Smurf, a cattle collie from Madison, Ga., can clown around when his farmers, Zachary and Sydney Floyd, need a laugh, but he’s all business when there’s work to be done on his farm.
“Smurf can find and bay loose cattle that have gotten out, sort and gather groups or singles, load trailers and bring cattle up alleyways to me at the head gate,” Zachary said. “In the pasture he protects me from nervous mothers while I tag newborns. He’s the first in the pen with an unruly cow or bull and ensures my safety. His courage and obedience are unmatched.”
These standout qualities prompted judges to pick Smurf as one of four runners-up in the 2020 Farm Bureau Farm Dog of the Year contest. He received $1,000, a trophy plate and Purina products. He was recognized at the AFBF convention.
Smurf competed against nine other dogs from across the U.S. The contest winner was an Australian Shepherd, Flint, from Utah.
Smurf inherited his namesake blue color and toughness from his dad, a “blue heeler” Australian cattle dog. His friendliness likely came from his mom, a short-haired border collie. Both breeds are known for their intelligence and herding skills.

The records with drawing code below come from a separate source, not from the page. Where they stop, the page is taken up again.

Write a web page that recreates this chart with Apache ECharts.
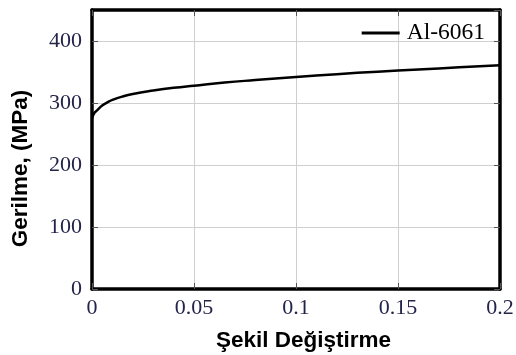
<!DOCTYPE html>
<html>
<head>
<meta charset="utf-8">
<script src="https://cdn.jsdelivr.net/npm/echarts@6/dist/echarts.min.js"></script>
<style>html,body{margin:0;padding:0;background:#fff}#c{width:516px;height:355px}</style>
</head>
<body>
<div id="c"></div>
<script>
const strain = [0, 0.001, 0.0025, 0.005, 0.0075, 0.01, 0.015, 0.02, 0.03, 0.04, 0.05, 0.065, 0.08, 0.1, 0.12, 0.14, 0.16, 0.18, 0.2];
const stress = [275, 283, 288, 296, 301, 305, 310.5, 314.5, 320, 324.5, 328, 333, 337, 342, 346.5, 350.5, 354, 357.5, 361];
const seriesName = 'Al-6061';
const xTitle = 'Şekil Değiştirme';
const yTitle = 'Gerilme, (MPa)';

const labelFont = {fontFamily: 'Liberation Serif', fontSize: 22, color: '#24244a'};
const titleFont = {fontFamily: 'Liberation Sans', fontWeight: 'bold', fontSize: 22.5, color: '#000'};
const frame = {show: true, onZero: false, lineStyle: {color: '#000', width: 3.5}};
const tick = {inside: true, length: 6, lineStyle: {color: '#555'}};
const chart = echarts.init(document.getElementById('c'));
chart.setOption({
  animation: false,
  grid: {left: 92, right: 16, top: 10, bottom: 66, outerBoundsMode: 'none', containLabel: false},
  legend: {
    top: 21, right: 31, padding: 0, itemWidth: 38, itemHeight: 3, itemGap: 6,
    textStyle: {fontFamily: 'Liberation Serif', fontSize: 23.5, color: '#000', padding: [0, 0, 0, 2]},
    data: [{name: seriesName, icon: 'rect'}]
  },
  xAxis: [{
    type: 'value', min: 0, max: 0.2, interval: 0.05,
    name: xTitle, nameLocation: 'middle', nameGap: 40,
    nameTextStyle: Object.assign({padding: [0, 0, 0, 15]}, titleFont),
    axisLine: frame, axisTick: tick,
    axisLabel: Object.assign({margin: 8}, labelFont),
    splitLine: {lineStyle: {color: '#cfcfcf', width: 1}}
  }, {
    type: 'value', min: 0, max: 0.2, interval: 0.05, position: 'top',
    axisLine: frame, axisLabel: {show: false}, splitLine: {show: false}, axisTick: tick
  }],
  yAxis: [{
    type: 'value', min: 0, max: 450, interval: 100,
    name: yTitle, nameLocation: 'middle', nameGap: 60,
    nameTextStyle: Object.assign({padding: [0, 38, 0, 0]}, titleFont),
    axisLine: frame, axisTick: tick,
    axisLabel: Object.assign({margin: 10, showMaxLabel: false}, labelFont),
    splitLine: {lineStyle: {color: '#cfcfcf', width: 1}}
  }, {
    type: 'value', min: 0, max: 450, interval: 100, position: 'right',
    axisLine: frame, axisLabel: {show: false}, splitLine: {show: false}, axisTick: tick
  }],
  series: [{
    name: seriesName, type: 'line', symbol: 'none', smooth: true,
    lineStyle: {color: '#000', width: 2.5},
    itemStyle: {color: '#000'},
    data: strain.map((s, i) => [s, stress[i]])
  }]
});
</script>
</body>
</html>
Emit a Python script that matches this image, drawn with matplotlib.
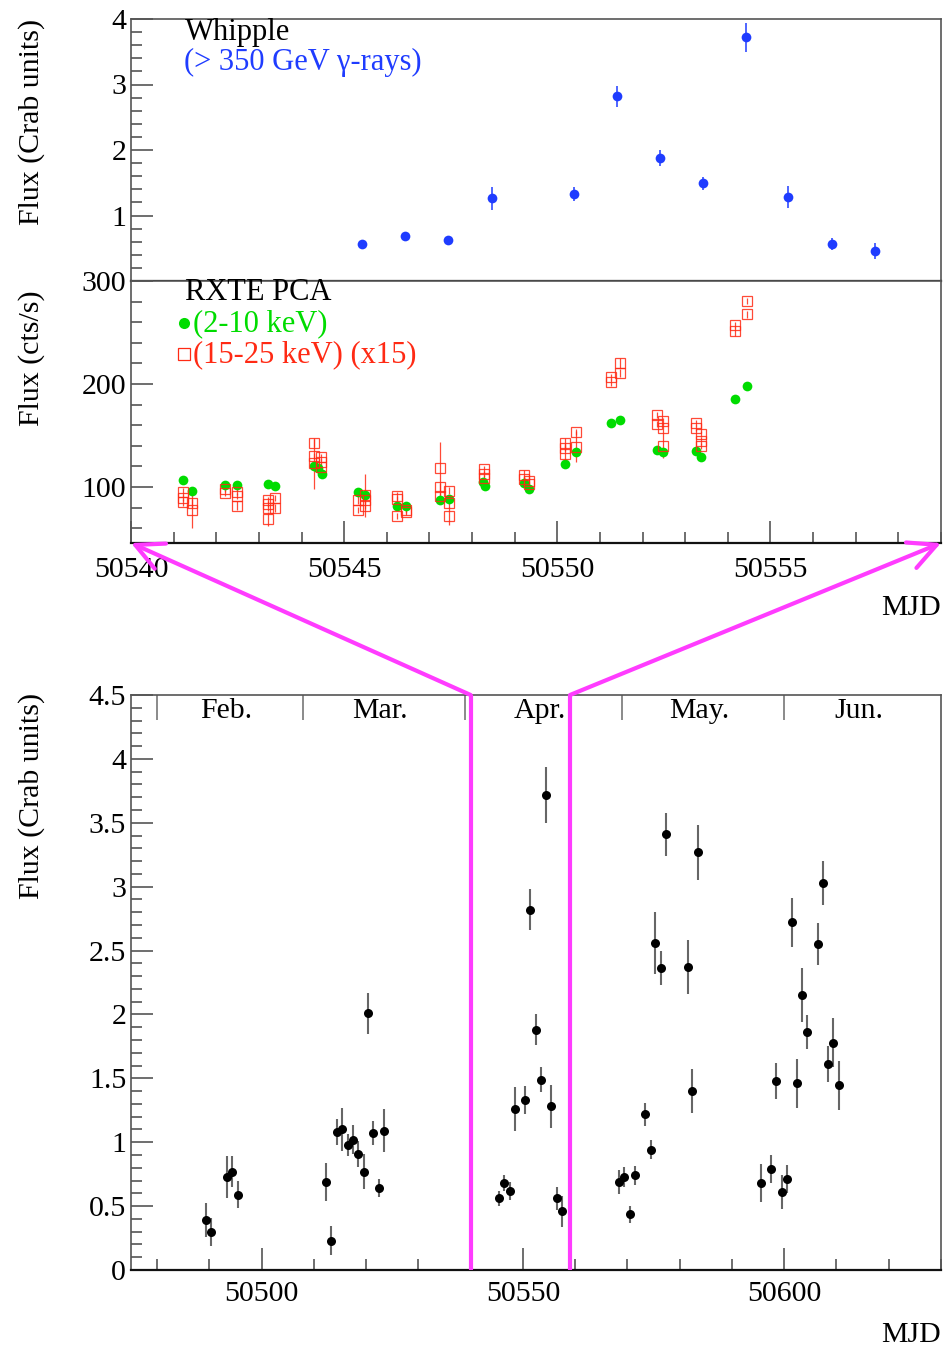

“What’s amazing to me is how good these cattle dogs are at picking up English and the context of what you’re saying,” Zachary said. “He’s good at judging the situation we’re in and distinguishing between domestic and wild animals. We have a pot-bellied pig and cats that he’d never harm. He’s friends with them. But he’s also caught and killed three small wild hogs that were about his weight.”
Zach has trained Smurf to respond to all of the basic obedience commands of sit, stay, turn, rollover and come. Smurf can also do one especially clever trick; he can turn off light switches. Zach says his wife, Sydney, loves playing fetch with Smurf. On dove shoots, Smurf is good at retrieving birds.